Academic background
- Education: Diploma, 1975, Thomas Jefferson University BSN, 1978, University of Delaware MSN, 1982, Catholic University of America PhD, 1995, University of Pennsylvania
- Thesis: An explanatory model of variables influencing funcitional recovery following traumatic injury (1995)

Academic work
- Institutions: University of Pennsylvania School of Nursing

= Therese S. Richmond =

American nurse

Therese S. Richmond is an American nurse researcher. She is the Andrea B. Laporte Professor of Nursing and Associate Dean for Research and Innovation at the University of Pennsylvania School of Nursing, and a member of the National Academy of Medicine

==Early life and education==
Richmond completed her Diploma in nursing from Thomas Jefferson University in 1975 and her Bachelor of Science in Nursing from the University of Delaware in 1978. Following this, she completed her Master of Science in Nursing from the Catholic University of America in 1982 and her PhD from the University of Pennsylvania in 1995.

==Career==
Upon completing her PhD, Richmond joined the faculty at the Hospital of the University of Pennsylvania (HUP) as an assistant professor of Trauma and Critical Care Nursing. She received funding from Penn's internally-funded Research Foundation for her project Post Injury Disability in Elderly Trauma Patients. Shortly after arriving at Penn, Richmond developed the Acute Care Nurse Practitioner Program and created a new PhD course, Health Status, Functional Status, and Quality of Life in 2001. As a result of her efforts, she was promoted to the rank of associate professor of nursing at the University of Pennsylvania School of Nursing (Penn) in 2005.

During her tenure at Penn, Richmond has focused her research on the intersection of physical and mental health after traumatic injury and its effect on recovery. She co-founded Penn's Firearm & Injury Center and directed the Hillman Scholar Program in Nursing Innovation.
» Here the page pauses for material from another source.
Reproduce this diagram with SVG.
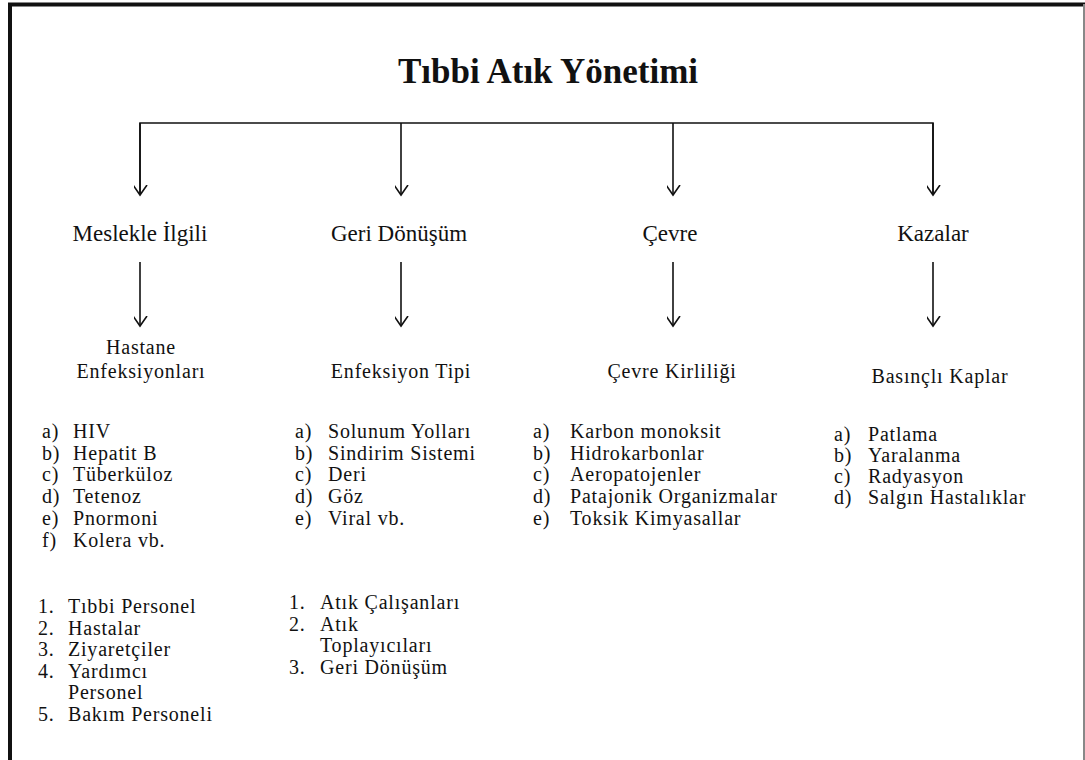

By 2015, she was the Associate Director of Penn Nursing’s Biobehavioral Research Center, Associate Dean for Research and Innovation at Penn Nursing, and sat on the Executive Committee of the Penn Injury Science Center.

== Honors ==

In 2015, Richmond was elected a Member of the National Academy of Medicine for her "research on the psychological effects of injuries in order to reduce disability, depression and post-traumatic stress disorder, with a goal of improving recovery and overall quality of life."

In 2013, she was inducted into the International Nurse Researcher Hall of Fame. and was named the 2015 recipient of Penn Nursing's Claire M. Fagin Award for Distinguished Research.

In 2017, Richmond was named the recipient of the Sigma Theta Tau International Episteme Award for her research. In 2021, Richmond was appointed to a three-year term on the National Academies of Sciences, Engineering, and Medicine Board on Population Health and Public Health Practice.